Moreover, by April we're playing baseball again (if the Twins had opened last night at Target Field they'd've been playing on a wet field in 40 degrees; instead they got creamed inside the dome in Toronto).  By April all the trout streams are open (& I hope to go fishing today).  In April, one starts to see one's neighbors again, and more & more people are out for walks and jogs and even bike rides. 


And so, today, even during my least favorite month, I'm very encouraged and grateful to God for the beauty and order of the world, for the change of the seasons, for the end of another winter, and for plenty to do today.            

Sunday, January 30, 2011

30thJanuary2011 Parable vs Narrative

My daughter, Lauren, included the following in a recent e-mail:

I just have a question that my roommate Erin asked and I wasn't really sure how to answer it. Erin was telling me that she was talking to her boyfriend, who goes to the U of M, and he said that since Jesus used Parables in the NT, maybe the Flood was a parable and it never actually happened. And I have never heard anyone say this and so I did not know what to tell her to say except that there is scientific proof from of the Flood (like all the fossils) and that all Scripture is God breathed. But how do you answer that and show that the Flood wasn't just a parable? I know that it wasn't and that the Flood did really happen, but I don't know what to say to people who don't know that. What do you think? Thanks Mom (and Dad).

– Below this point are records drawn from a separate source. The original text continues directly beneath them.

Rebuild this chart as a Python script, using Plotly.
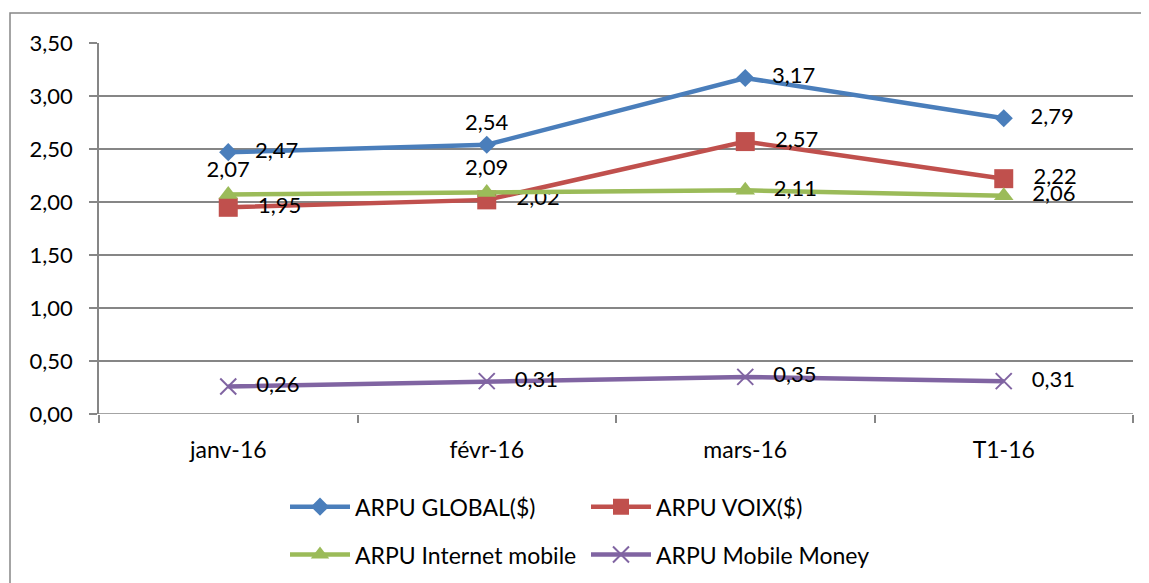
import plotly.graph_objects as go

categories = ["janv-16", "févr-16", "mars-16", "T1-16"]
arpu_global = [2.47, 2.54, 3.17, 2.79]
arpu_voix = [1.95, 2.02, 2.57, 2.22]
arpu_internet = [2.07, 2.09, 2.11, 2.06]
arpu_mm = [0.26, 0.31, 0.35, 0.31]
y_ticks = [0, 0.5, 1, 1.5, 2, 2.5, 3, 3.5]

FONT = "Lato"
FS = 22
fig = go.Figure()

def add(name, y, color, symbol, size, positions, legend, mline=None):
    marker = dict(symbol=symbol, size=size, color=color)
    if mline:
        marker["line"] = dict(color=color, width=mline)
    labels = [("\u00a0\u00a0\u00a0" if p == "middle right" else "") + f"{v:.2f}".replace(".", ",")
              for v, p in zip(y, positions)]
    fig.add_trace(go.Scatter(
        x=categories, y=y, name=name, mode="lines+markers+text",
        line=dict(color=color, width=4.5),
        marker=marker,
        text=labels, textposition=positions,
        textfont=dict(family=FONT, size=FS, color="black"),
        legend=legend, cliponaxis=False, hoverinfo="x+y+name",
    ))

add("ARPU GLOBAL($)", arpu_global, "#4A7EBB", "diamond", 14,
    ["middle right", "top center", "middle right", "middle right"], "legend")
add("ARPU VOIX($)", arpu_voix, "#C0504D", "square", 19,
    ["middle right"] * 4, "legend2")
add("ARPU Internet mobile", arpu_internet, "#9BBB59", "triangle-up", 17,
    ["top center", "top center", "middle right", "middle right"], "legend3")
add("ARPU Mobile Money", arpu_mm, "#8064A2", "x-thin", 16,
    ["middle right"] * 4, "legend4", mline=2)

grid = "#868686"
# page body has an 8px margin: plot area at x 99..1133, y 43..414 in the screenshot
L, T, PW, PH = 91, 35, 1034, 371
col1 = (285 - 99) / PW
col2 = (586 - 99) / PW
row1 = -0.25
row2 = -0.379

def leg(x, y):
    return dict(orientation="v", x=x, xanchor="left", y=y, yanchor="middle",
                itemwidth=60, font=dict(family=FONT, size=23),
                bgcolor="rgba(0,0,0,0)")

fig.update_layout(
    width=1149, height=583,
    margin=dict(l=L, r=1149 - L - PW, t=T, b=583 - T - PH),
    paper_bgcolor="white", plot_bgcolor="white",
    separators=", ",
    font=dict(family=FONT, size=FS, color="black"),
    xaxis=dict(type="category", range=[-0.5, 3.5], showgrid=False,
               showline=False, ticks="outside", tickson="boundaries",
               ticklen=8, tickcolor=grid, tickwidth=1.5, ticklabelstandoff=20,
               tickfont=dict(family=FONT, size=23), zeroline=False),
    yaxis=dict(range=[0, 3.5], tickvals=y_ticks, tickformat=".2f",
               showgrid=True, gridcolor=grid, gridwidth=1.5,
               showline=True, linecolor=grid, linewidth=1.5,
               ticks="outside", ticklen=8, tickcolor=grid, tickwidth=1.5,
               ticklabelstandoff=12,
               tickfont=dict(family=FONT, size=FS), zeroline=False),
    legend=leg(col1, row1),
    legend2=leg(col2, row1),
    legend3=leg(col1, row2),
    legend4=leg(col2, row2),
    showlegend=True,
)

# chart border (Excel chart area frame)
fig.add_shape(type="rect", xref="paper", yref="paper",
              x0=(10 - 99) / PW, x1=(1170 - 99) / PW,
              y0=(414 - 600) / PH, y1=(414 - 13) / PH,
              line=dict(color=grid, width=1.5), layer="below")
fig.add_shape(type="line", xref="paper", yref="y",
              x0=0, x1=1, y0=0, y1=0, line=dict(color=grid, width=1.5))

fig.write_html("out.html")
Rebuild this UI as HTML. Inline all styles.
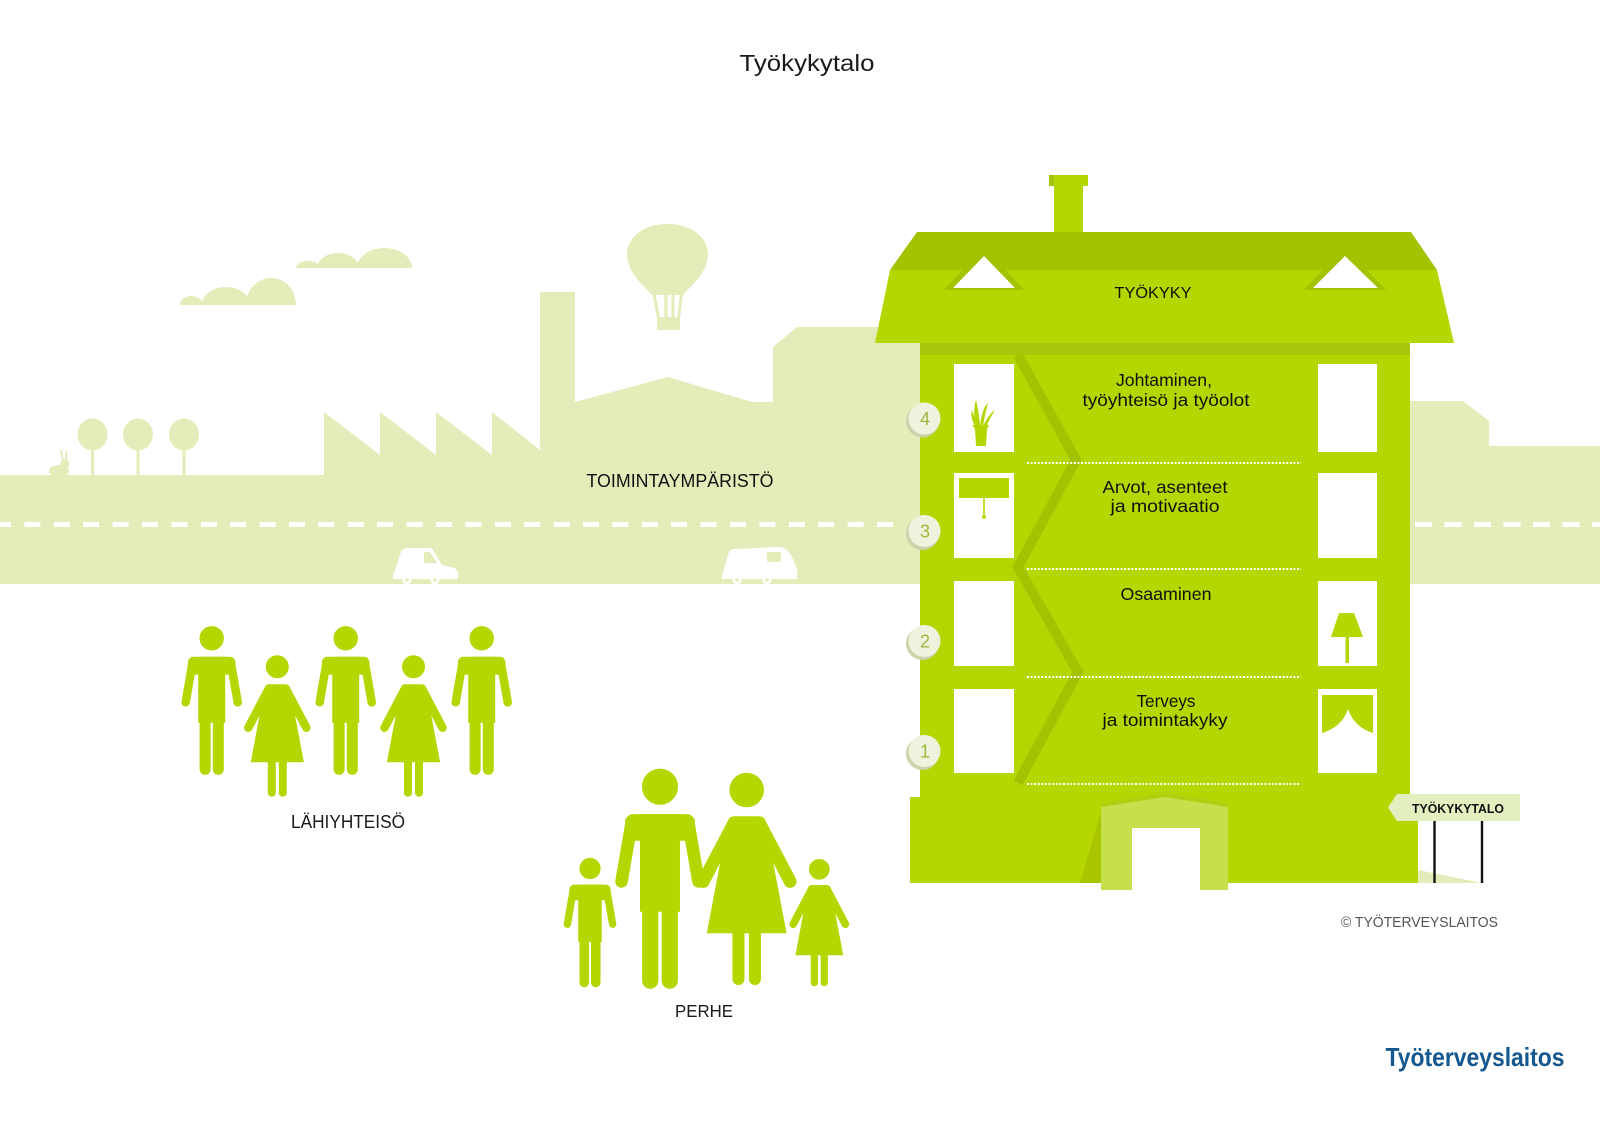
<!DOCTYPE html>
<html lang="fi">
<head>
<meta charset="utf-8">
<title>Työkykytalo</title>
<style>
  html,body{margin:0;padding:0;background:#fff;}
  svg{display:block;}
  text{font-family:"Liberation Sans", "DejaVu Sans", sans-serif;}
</style>
</head>
<body>
<svg width="1600" height="1131" viewBox="0 0 1600 1131" xmlns="http://www.w3.org/2000/svg">
  <defs>
    <g id="man">
      <circle cx="0" cy="0" r="11.7"/>
      <rect x="-13" y="19" width="26" height="65"/>
      <rect x="-23.2" y="19" width="46.4" height="17" rx="5"/>
      <line x1="-19" y1="23.5" x2="-26" y2="64" stroke-width="8.5" stroke-linecap="round"/>
      <line x1="19" y1="23.5" x2="26" y2="64" stroke-width="8.5" stroke-linecap="round"/>
      <line x1="-6.6" y1="78" x2="-6.6" y2="131" stroke-width="11" stroke-linecap="round"/>
      <line x1="6.6" y1="78" x2="6.6" y2="131" stroke-width="11" stroke-linecap="round"/>
    </g>
    <g id="woman">
      <circle cx="0" cy="0" r="11"/>
      <path d="M-8,18 H8 Q11.5,18 12,21 L26,95 H-26 L-12,21 Q-11.5,18 -8,18 Z"/>
      <line x1="-8.5" y1="22" x2="-29" y2="61" stroke-width="8.5" stroke-linecap="round"/>
      <line x1="8.5" y1="22" x2="29" y2="61" stroke-width="8.5" stroke-linecap="round"/>
      <line x1="-5.5" y1="92" x2="-5.5" y2="126" stroke-width="8" stroke-linecap="round"/>
      <line x1="5.5" y1="92" x2="5.5" y2="126" stroke-width="8" stroke-linecap="round"/>
    </g>
  </defs>

  <rect width="1600" height="1131" fill="#ffffff"/>

  <!-- Title -->
  <text x="807" y="71" font-size="23" fill="#1a1a1a" text-anchor="middle" textLength="135" lengthAdjust="spacingAndGlyphs">Työkykytalo</text>

  <!-- Background environment -->
  <g fill="#e2edb9">
    <path d="M0,475 H324 V412 L380,455 V412 L436,455 V412 L492,455 V412 L540,450 V292 H575 V402 L668,377 L752,402 H773 V347 L797,327 H930 V584 H0 Z"/>
    <path d="M1400,401 H1463 L1489,421 V446 H1600 V584 H1400 Z"/>
    <!-- clouds -->
    <path d="M180,305 A11.5,9 0 0 1 203,305 Z"/>
    <path d="M202,305 A24,18 0 0 1 250,305 Z"/>
    <path d="M246,305 A25,27 0 0 1 296,305 Z"/>
    <path d="M296,268 A12,7 0 0 1 320,268 Z"/>
    <path d="M317,268 A21,15 0 0 1 359,268 Z"/>
    <path d="M357,268 A27.5,20 0 0 1 412,268 Z"/>
    <!-- balloon -->
    <path d="M667.5,224 C692,224 708,238 708,254 C708,272 693,284 683,295 L652,295 C642,284 627,272 627,254 C627,238 643,224 667.5,224 Z"/>
    <rect x="657" y="317" width="23" height="13"/>
    <!-- trees -->
    <ellipse cx="92.5" cy="434.5" rx="15" ry="16"/>
    <ellipse cx="138" cy="434.5" rx="15" ry="16"/>
    <ellipse cx="184" cy="434.5" rx="15" ry="16"/>
    <rect x="91" y="448" width="3" height="28"/>
    <rect x="136.5" y="448" width="3" height="28"/>
    <rect x="182.5" y="448" width="3" height="28"/>
    <!-- rabbit -->
    <ellipse cx="59" cy="471" rx="10" ry="6"/>
    <circle cx="65" cy="464" r="4.5"/>
  </g>
  <g stroke="#e2edb9" stroke-width="2">
    <line x1="63" y1="462" x2="61" y2="450"/>
    <line x1="66" y1="462" x2="66.5" y2="451"/>
  </g>
  <!-- balloon ropes -->
  <g stroke="#e2edb9" stroke-width="3">
    <line x1="654" y1="294" x2="658.5" y2="318"/>
    <line x1="666" y1="294" x2="666" y2="318"/>
    <line x1="673" y1="294" x2="673" y2="318"/>
    <line x1="681.5" y1="294" x2="678.5" y2="318"/>
  </g>

  <text x="680" y="487" font-size="18" fill="#111" text-anchor="middle" textLength="187" lengthAdjust="spacingAndGlyphs">TOIMINTAYMPÄRISTÖ</text>

  <!-- road dashes -->
  <line x1="-5" y1="524.5" x2="897" y2="524.5" stroke="#ffffff" stroke-width="5" stroke-dasharray="16 13.4"/>
  <line x1="1415" y1="524.5" x2="1600" y2="524.5" stroke="#ffffff" stroke-width="5" stroke-dasharray="17 12.5"/>

  <!-- cars -->
  <g fill="#ffffff">
    <path d="M393,576 L401,552 Q403,548 407,548 L430,548 Q432,548 433,550 L442,565 L454,568 Q459,570 458,576 L458,579 L393,579 Z"/>
    <circle cx="407" cy="580" r="4.5"/>
    <circle cx="435" cy="580" r="4.5"/>
    <path d="M722,576 L729,552 Q730,549 735,549 L778,547 Q786,547 791,555 L796,566 Q798,571 797,576 L797,579 L722,579 Z"/>
    <circle cx="737" cy="580" r="4.5"/>
    <circle cx="767" cy="580" r="4.5"/>
  </g>
  <g fill="#e2edb9">
    <path d="M424,552 L430,552 L437,563 L424,563 Z"/>
    <circle cx="407" cy="580" r="1.8"/>
    <circle cx="435" cy="580" r="1.8"/>
    <rect x="767" y="552" width="14" height="10" rx="2"/>
    <circle cx="737" cy="580" r="1.8"/>
    <circle cx="767" cy="580" r="1.8"/>
  </g>

  <!-- ===== Building ===== -->
  <!-- chimney -->
  <rect x="1054" y="184" width="29" height="62" fill="#b5d600"/>
  <rect x="1049" y="175" width="39" height="11" fill="#b5d600"/>
  <rect x="1049" y="175" width="5" height="11" fill="#a6c400"/>
  <!-- roof -->
  <polygon points="917,232 1411,232 1437,270 890,270" fill="#a4c200"/>
  <polygon points="890,270 1437,270 1454,343 875,343" fill="#b5d600"/>
  <!-- dormers -->
  <polygon points="944,290 984,246 1024,290" fill="#a4c200"/>
  <polygon points="953,288 984,256 1015,288" fill="#ffffff"/>
  <polygon points="1304,290 1344,246 1386,290" fill="#a4c200"/>
  <polygon points="1313,288 1345,256 1378,288" fill="#ffffff"/>
  <text x="1153" y="298" font-size="16" fill="#111" text-anchor="middle" textLength="77" lengthAdjust="spacingAndGlyphs">TYÖKYKY</text>

  <!-- body -->
  <rect x="920" y="343" width="490" height="460" fill="#b5d600"/>
  <rect x="920" y="343" width="490" height="12" fill="#a8c70c"/>
  <!-- base -->
  <rect x="910" y="797" width="508" height="86" fill="#b5d600"/>

  <!-- zigzag stair -->
  <polyline points="1018,355 1076,460 1018,567 1078,672 1018,783" fill="none" stroke="#a3c300" stroke-width="10" stroke-linejoin="miter"/>

  <!-- dotted floor lines -->
  <g stroke="#ffffff" stroke-width="2" stroke-dasharray="2 1.6">
    <line x1="1027" y1="463" x2="1301" y2="463"/>
    <line x1="1027" y1="569" x2="1301" y2="569"/>
    <line x1="1027" y1="677" x2="1301" y2="677"/>
    <line x1="1027" y1="784" x2="1301" y2="784"/>
  </g>

  <!-- windows -->
  <g fill="#ffffff">
    <rect x="954" y="364" width="60" height="88"/>
    <rect x="954" y="473" width="60" height="85"/>
    <rect x="954" y="581" width="60" height="85"/>
    <rect x="954" y="689" width="60" height="84"/>
    <rect x="1318" y="364" width="59" height="88"/>
    <rect x="1318" y="473" width="59" height="85"/>
    <rect x="1318" y="581" width="59" height="85"/>
    <rect x="1318" y="689" width="59" height="84"/>
  </g>

  <!-- window details -->
  <g fill="#b5d600">
    <!-- plant -->
    <path d="M972,425 H989 L987,429 L986,446 H976 L975,429 Z"/>
    <path d="M977,426 Q972,412 976,400 Q979,412 980,426 Z"/>
    <path d="M980,426 Q982,408 988,403 Q985,414 983,426 Z"/>
    <path d="M983,426 Q989,414 995,410 Q990,418 986,427 Z"/>
    <path d="M975,426 Q970,418 972,410 Q975,418 978,426 Z"/>
    <!-- blind -->
    <rect x="959" y="478" width="50" height="20"/>
    <rect x="983.2" y="498" width="1.6" height="18"/>
    <circle cx="984" cy="517" r="2"/>
    <!-- lamp -->
    <polygon points="1339,613 1354,613 1363,637 1331,637"/>
    <rect x="1345.5" y="636" width="3.5" height="27"/>
    <!-- curtains -->
    <path d="M1322,695 H1373 V733 Q1354,727 1348,709 Q1342,727 1322,733 Z"/>
  </g>

  <!-- door -->
  <polygon points="1080,883 1101,812 1101,883" fill="#a8c500"/>
  <polygon points="1101,803 1165,793 1228,803 1228,890 1101,890" fill="#c5e04c"/>
  <polygon points="1101,803 1165,793 1228,803 1228,807 1165,797 1101,807" fill="#b0cf10"/>
  <rect x="1132" y="828" width="68" height="62" fill="#ffffff"/>

  <!-- floor labels -->
  <g font-size="17.5" fill="#111" text-anchor="middle">
    <text x="1164" y="386" textLength="96" lengthAdjust="spacingAndGlyphs">Johtaminen,</text>
    <text x="1166" y="406" textLength="167" lengthAdjust="spacingAndGlyphs">työyhteisö ja työolot</text>
    <text x="1165" y="493" textLength="125" lengthAdjust="spacingAndGlyphs">Arvot, asenteet</text>
    <text x="1165" y="512" textLength="109" lengthAdjust="spacingAndGlyphs">ja motivaatio</text>
    <text x="1166" y="600" textLength="91" lengthAdjust="spacingAndGlyphs">Osaaminen</text>
    <text x="1166" y="707" textLength="59" lengthAdjust="spacingAndGlyphs">Terveys</text>
    <text x="1165" y="726" textLength="125" lengthAdjust="spacingAndGlyphs">ja toimintakyky</text>
  </g>

  <!-- numbered circles -->
  <g>
    <circle cx="922.5" cy="421" r="16.5" fill="#cdd2ab"/>
    <circle cx="924.5" cy="418.5" r="16" fill="#eff3de"/>
    <circle cx="922.5" cy="533.5" r="16.5" fill="#cdd2ab"/>
    <circle cx="924.5" cy="531" r="16" fill="#eff3de"/>
    <circle cx="922.5" cy="643.5" r="16.5" fill="#cdd2ab"/>
    <circle cx="924.5" cy="641" r="16" fill="#eff3de"/>
    <circle cx="922.5" cy="753.5" r="16.5" fill="#cdd2ab"/>
    <circle cx="924.5" cy="751" r="16" fill="#eff3de"/>
  </g>
  <g font-size="18" fill="#9cb83e" text-anchor="middle">
    <text x="925" y="425">4</text>
    <text x="925" y="537.5">3</text>
    <text x="925" y="647.5">2</text>
    <text x="925" y="757.5">1</text>
  </g>

  <!-- sign -->
  <polygon points="1418,870 1482,883 1418,883" fill="#e2edb9"/>
  <polygon points="1388,807.5 1397,794 1520,794 1520,821 1397,821" fill="#e4efc0"/>
  <text x="1458" y="813" font-size="12.5" font-weight="bold" fill="#111" text-anchor="middle" textLength="92" lengthAdjust="spacingAndGlyphs">TYÖKYKYTALO</text>
  <line x1="1434.5" y1="821" x2="1434.5" y2="883" stroke="#111" stroke-width="2.4"/>
  <line x1="1482" y1="821" x2="1482" y2="883" stroke="#111" stroke-width="2.4"/>

  <text x="1419.5" y="927" font-size="14.5" fill="#555" text-anchor="middle" textLength="157" lengthAdjust="spacingAndGlyphs">© TYÖTERVEYSLAITOS</text>

  <!-- community -->
  <g fill="#b5d600" stroke="#b5d600">
    <use href="#man" transform="translate(211.7,638.3)"/>
    <use href="#woman" transform="translate(277.3,666.7)"/>
    <use href="#man" transform="translate(345.7,638.3)"/>
    <use href="#woman" transform="translate(413.5,666.7)"/>
    <use href="#man" transform="translate(481.7,638.3)"/>
  </g>
  <text x="348" y="828" font-size="18" fill="#1a1a1a" text-anchor="middle" textLength="114" lengthAdjust="spacingAndGlyphs">LÄHIYHTEISÖ</text>

  <!-- family -->
  <g fill="#b5d600" stroke="#b5d600">
    <use href="#man" transform="translate(590,868.5) scale(0.87)"/>
    <use href="#man" transform="translate(660,786.7) scale(1.48)"/>
    <use href="#woman" transform="translate(746.7,790) scale(1.5)"/>
    <use href="#woman" transform="translate(819.3,869.3) scale(0.9)"/>
  </g>
  <text x="704" y="1017" font-size="17.5" fill="#1a1a1a" text-anchor="middle" textLength="58" lengthAdjust="spacingAndGlyphs">PERHE</text>

  <!-- logo -->
  <text x="1475" y="1066" font-size="26" font-weight="bold" fill="#15578f" text-anchor="middle" textLength="179" lengthAdjust="spacingAndGlyphs">Työterveyslaitos</text>
</svg>
</body>
</html>
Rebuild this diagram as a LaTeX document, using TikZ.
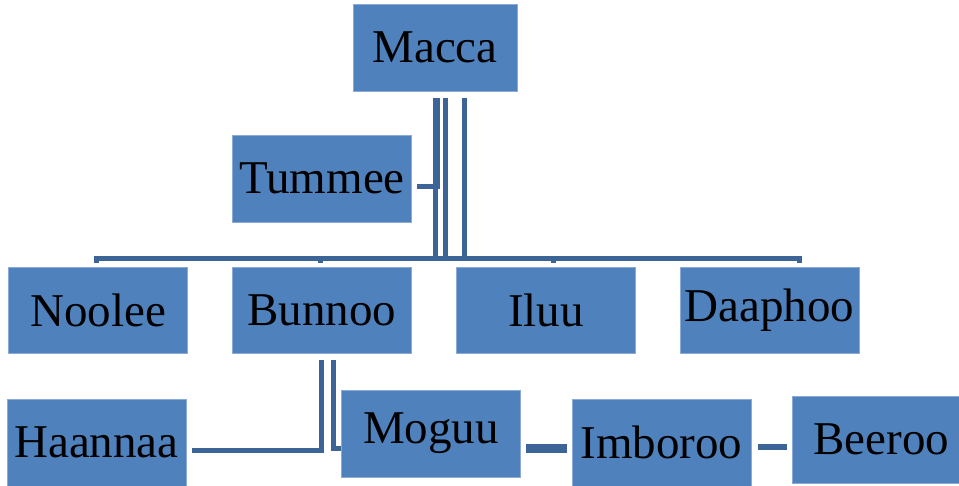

I love you!


Here's my answer.  Firstly, it's a matter of one of the principles of the proper interpretation of Scripture.  The Bible contains different types of literature and this must be borne in mind when trying to interpret it.  For example, much of the Bible is poetry, full of imaginative & figurative language, and figurative language is not meant to be interpreted literally.  When it says in Isaiah 55:12, "For you shall go out in joy and be led forth in peace; the mountains and the hills before you shall break forth into singing, and all the trees of the field shall clap their hands," we're not to understand that the mountains and hills somehow broke out into harmonious song or that the trees miraculously acquired hands and starting applauding.  This is figurative language & is meant to be taken figuratively.  Now consider the parable.  A parable is a literary device characterized by a fictional story that is used to teach (usually) one particular lesson and that's how we should interpret it.  Another type of Biblical literature is the historical narrative, in which the author describes events that actually happened.  The story of the flood is told in this way, along with the rest of Genesis, and at least the author meant it to be understood as an historical event.  One may reject a particular historical narrative and assert that it's a myth or a fable, but then it usually comes down to the one's rejection of the supernatural or the providence of God rather than the proper interpretation of Scripture.


I love you, too, Lauren.        

Saturday, January 22, 2011

22ndJanuary2011 Starting a Blog

My sister, Shelley, has inspired me to start blogging.  As punishment, she'll have to follow it.  My daughter, Joanna, helped walk me through the set-up, so she'll have to follow it, too.   I look forward to their constructive comments.

My high school English teacher was Mrs. Martin.  She taught me well, but I'm sure I was a source of aggravation to her.  Do not blame her for any poorly constructed sentences or grammatical errors.

Winters are cold and long in Minnesota.  It's gonna be below zero again tonight.  As my son, Daniel, would say, "It's cold enough to pop the balls off a brass monkey."  That might sound vulgar, but it isn't.  Back in the days of sailing warships, the cannonballs were stored on a brass rack called a monkey.  If it got cold enough, the rack would contract & the balls would pop off.  I tried this on my deck a couple of years ago.  When the mercury hit 5 below it sounded like the climax of the 1812 Overture as the balls bounced around on the deck.  I didn't find all the balls till the snow melted in the Spring.